Hasta que apareció por allí el joven Hipómenes, que no era más rápido que ella pero sí más astuto y contaba con la ayuda de la diosa Afrodita, que no entendía el rechazo de la chica por el amor y hasta le sentaba mal, “¿pero por qué no le gusta lo mejor de la vida a esta mujer?, se va a enterar”, se dijo. Le regaló a Hipómenes tres manzanas de oro, procedentes de uno de los árboles del jardín de las Hespérides, lleno de manzanos de frutas doradas que otorgaban la inmortalidad. La treta consistía en dejar caer las manzanas durante la carrera para distraer con su brilli brilli a Atalanta.

Lo cierto es que Atalanta ya estaba enamorada de Hipómenes sin ella misma saberlo, era un sentimiento nuevo para ella y no lograba identificar esa ternura que sentía al contemplar al joven y la pena que le estaba entrando porque sabía que ella era más rápida y tendría que matarlo. Tal vez por eso se paró a recoger la primera manzana y también la segunda, aun así iba ganando, pero cuando Hipómenes tiró el tercer fruto dorado a sus pies, Atalanta se detuvo un poco más de la cuenta y por primera vez, perdió.

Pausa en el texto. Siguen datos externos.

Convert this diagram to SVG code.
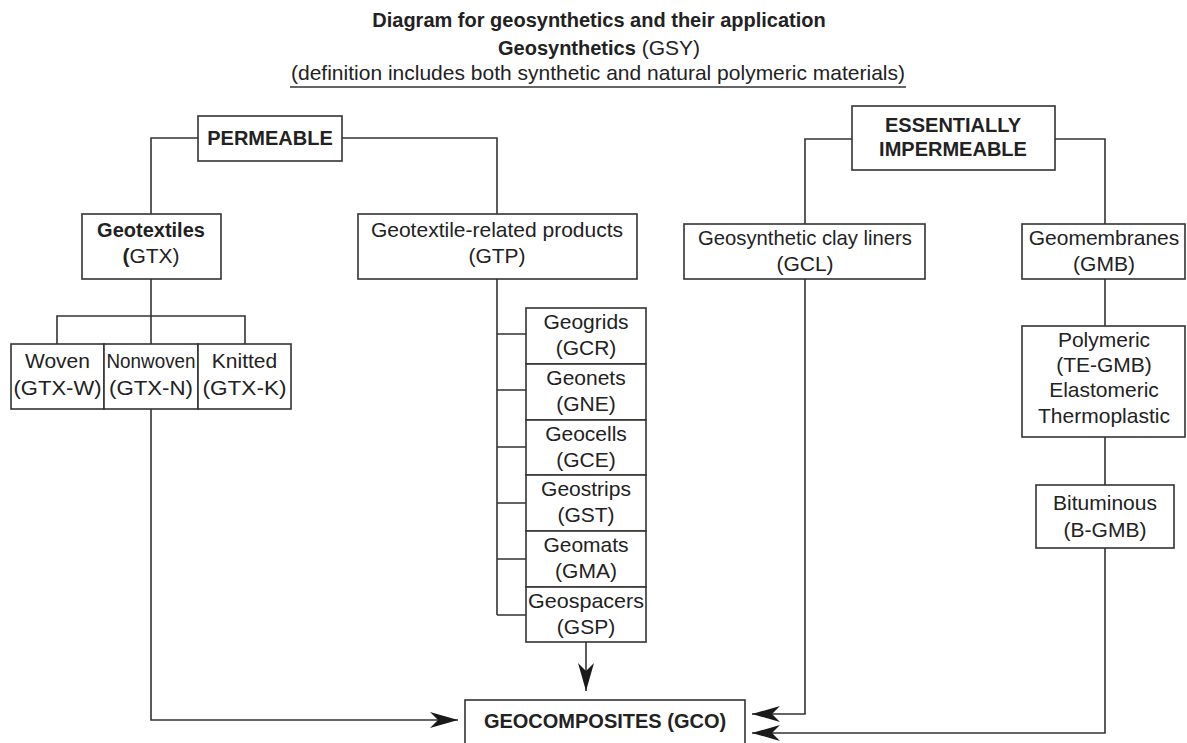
<svg xmlns="http://www.w3.org/2000/svg" width="1187" height="743" viewBox="0 0 1187 743">
  <style>
    .box { fill: #ffffff; stroke: #333333; stroke-width: 1.6; }
    .wire { fill: none; stroke: #333333; stroke-width: 1.6; }
    text { font-family: "Liberation Sans", Arial, sans-serif; fill: #222222; text-anchor: middle; }
    .t { font-size: 21px; }
    .b { font-size: 20px; font-weight: bold; }
    .h { font-size: 20px; font-weight: bold; }
  </style>
  <defs>
    <marker id="arrow" viewBox="0 0 28 16" refX="28" refY="8" markerWidth="28" markerHeight="16" markerUnits="userSpaceOnUse" orient="auto">
      <path d="M0,0 L28,8 L0,16 L8,8 Z" fill="#1a1a1a"/>
    </marker>
  </defs>

  <rect width="1187" height="743" fill="#ffffff"/>

  <!-- heading -->
  <g id="heading">
    <text class="h" x="599" y="27">Diagram for geosynthetics and their application</text>
    <text x="599" y="55"><tspan class="h">Geosynthetics</tspan><tspan class="t"> (GSY)</tspan></text>
    <text class="t" x="598" y="80">(definition includes both synthetic and natural polymeric materials)</text>
    <line x1="290" y1="87" x2="906" y2="87" stroke="#333333" stroke-width="1.6"/>
  </g>

  <!-- connectors -->
  <g id="connectors">
    <!-- permeable branch -->
    <path class="wire" d="M198,138 H151 V214"/>
    <path class="wire" d="M342,138 H497 V214"/>
    <path class="wire" d="M151,279 V344"/>
    <path class="wire" d="M57,344 V316 H245 V344"/>
    <!-- geotextile-related products spine -->
    <path class="wire" d="M497,279 V615"/>
    <path class="wire" d="M497,334 H526 M497,390 H526 M497,447 H526 M497,503 H526 M497,559 H526 M497,615 H526"/>
    <!-- impermeable branch -->
    <path class="wire" d="M852,139 H805 V224"/>
    <path class="wire" d="M1055,139 H1105 V224"/>
    <path class="wire" d="M1105,279 V326"/>
    <path class="wire" d="M1105,437 V485"/>
    <!-- feeds into geocomposites -->
    <path class="wire" d="M151,409 V720 H458" marker-end="url(#arrow)"/>
    <path class="wire" d="M586,642 V691" marker-end="url(#arrow)"/>
    <path class="wire" d="M805,279 V714 H752" marker-end="url(#arrow)"/>
    <path class="wire" d="M1105,548 V733 H752" marker-end="url(#arrow)"/>
  </g>

  <g id="permeable">
    <rect class="box" x="198" y="116" width="144" height="45"/>
    <text class="b" x="270" y="145">PERMEABLE</text>
  </g>

  <g id="impermeable">
    <rect class="box" x="852" y="106" width="203" height="64"/>
    <text class="b" x="953" y="132">ESSENTIALLY</text>
    <text class="b" x="953" y="156">IMPERMEABLE</text>
  </g>

  <g id="gtx">
    <rect class="box" x="82" y="214" width="139" height="65"/>
    <text class="b" x="151" y="237">Geotextiles</text>
    <text class="t" x="151" y="263"><tspan font-weight="bold">(</tspan>GTX)</text>
  </g>

  <g id="gtp">
    <rect class="box" x="358" y="214" width="279" height="65"/>
    <text class="t" x="497" y="237">Geotextile-related products</text>
    <text class="t" x="497" y="263">(GTP)</text>
  </g>

  <g id="gcl">
    <rect class="box" x="684" y="224" width="241" height="55"/>
    <text class="t" x="805" y="245" textLength="214" lengthAdjust="spacingAndGlyphs">Geosynthetic clay liners</text>
    <text class="t" x="805" y="271">(GCL)</text>
  </g>

  <g id="gmb">
    <rect class="box" x="1022" y="224" width="163" height="55"/>
    <text class="t" x="1104" y="245">Geomembranes</text>
    <text class="t" x="1104" y="271">(GMB)</text>
  </g>

  <g id="gtx-w">
    <rect class="box" x="11" y="344" width="93" height="65"/>
    <text class="t" x="57.5" y="368">Woven</text>
    <text class="t" x="57.5" y="395" textLength="88" lengthAdjust="spacingAndGlyphs">(GTX-W)</text>
  </g>
  <g id="gtx-n">
    <rect class="box" x="104" y="344" width="94" height="65"/>
    <text class="t" x="151" y="368" textLength="89" lengthAdjust="spacingAndGlyphs">Nonwoven</text>
    <text class="t" x="151" y="395" textLength="84" lengthAdjust="spacingAndGlyphs">(GTX-N)</text>
  </g>
  <g id="gtx-k">
    <rect class="box" x="198" y="344" width="93" height="65"/>
    <text class="t" x="244.5" y="368">Knitted</text>
    <text class="t" x="244.5" y="395" textLength="84" lengthAdjust="spacingAndGlyphs">(GTX-K)</text>
  </g>

  <g id="gcr">
    <rect class="box" x="526" y="308" width="120" height="56"/>
    <text class="t" x="586" y="329">Geogrids</text>
    <text class="t" x="586" y="355">(GCR)</text>
  </g>
  <g id="gne">
    <rect class="box" x="526" y="364" width="120" height="56"/>
    <text class="t" x="586" y="385">Geonets</text>
    <text class="t" x="586" y="411">(GNE)</text>
  </g>
  <g id="gce">
    <rect class="box" x="526" y="420" width="120" height="55"/>
    <text class="t" x="586" y="441">Geocells</text>
    <text class="t" x="586" y="467">(GCE)</text>
  </g>
  <g id="gst">
    <rect class="box" x="526" y="475" width="120" height="56"/>
    <text class="t" x="586" y="496">Geostrips</text>
    <text class="t" x="586" y="522">(GST)</text>
  </g>
  <g id="gma">
    <rect class="box" x="526" y="531" width="120" height="56"/>
    <text class="t" x="586" y="552">Geomats</text>
    <text class="t" x="586" y="578">(GMA)</text>
  </g>
  <g id="gsp">
    <rect class="box" x="526" y="587" width="120" height="55"/>
    <text class="t" x="586" y="608" textLength="116" lengthAdjust="spacingAndGlyphs">Geospacers</text>
    <text class="t" x="586" y="634">(GSP)</text>
  </g>

  <g id="te-gmb">
    <rect class="box" x="1022" y="326" width="163" height="111"/>
    <text class="t" x="1104" y="347">Polymeric</text>
    <text class="t" x="1104" y="372">(TE-GMB)</text>
    <text class="t" x="1104" y="397">Elastomeric</text>
    <text class="t" x="1104" y="423">Thermoplastic</text>
  </g>

  <g id="b-gmb">
    <rect class="box" x="1036" y="485" width="138" height="63"/>
    <text class="t" x="1105" y="510">Bituminous</text>
    <text class="t" x="1105" y="537">(B-GMB)</text>
  </g>

  <g id="gco">
    <rect class="box" x="465" y="700" width="280" height="50"/>
    <text class="b" x="605" y="728" font-size="21">GEOCOMPOSITES (GCO)</text>
  </g>
</svg>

Se casaron y la unión fue feliz, los dos se amaban. En una ocasión en la que volvían de regreso de un viaje entraron a descansar en el templo de la diosa Cibeles, les entró un irrefrenable deseo y no se contuvieron.  Buena se puso la diosa por lo que ella consideró una falta de respeto intolerable. “Pues ahora os convierto en leones, para que os vayáis enterando”. Los antiguos griegos pensaban que los leones no se apareaban entre ellos sino con leopardos o con panteras, por lo que el castigo era doble. Y no satisfecha con eso, la diosa  no los dejó libres sino que los utilizó como bestias de tiro para su carro y así por toda la eternidad.

Me hubiera gustado otro final mejor para Atalanta, no se merecía este  tan cruel pero el mito es así, termina mal. Lloro por la niña rechazada y abandonada, por la chica libre y valiente que, tras enfrentarse a tantas injusticias sin arredrarse, justo cuando amaba y era amada fue por siempre esclavizada.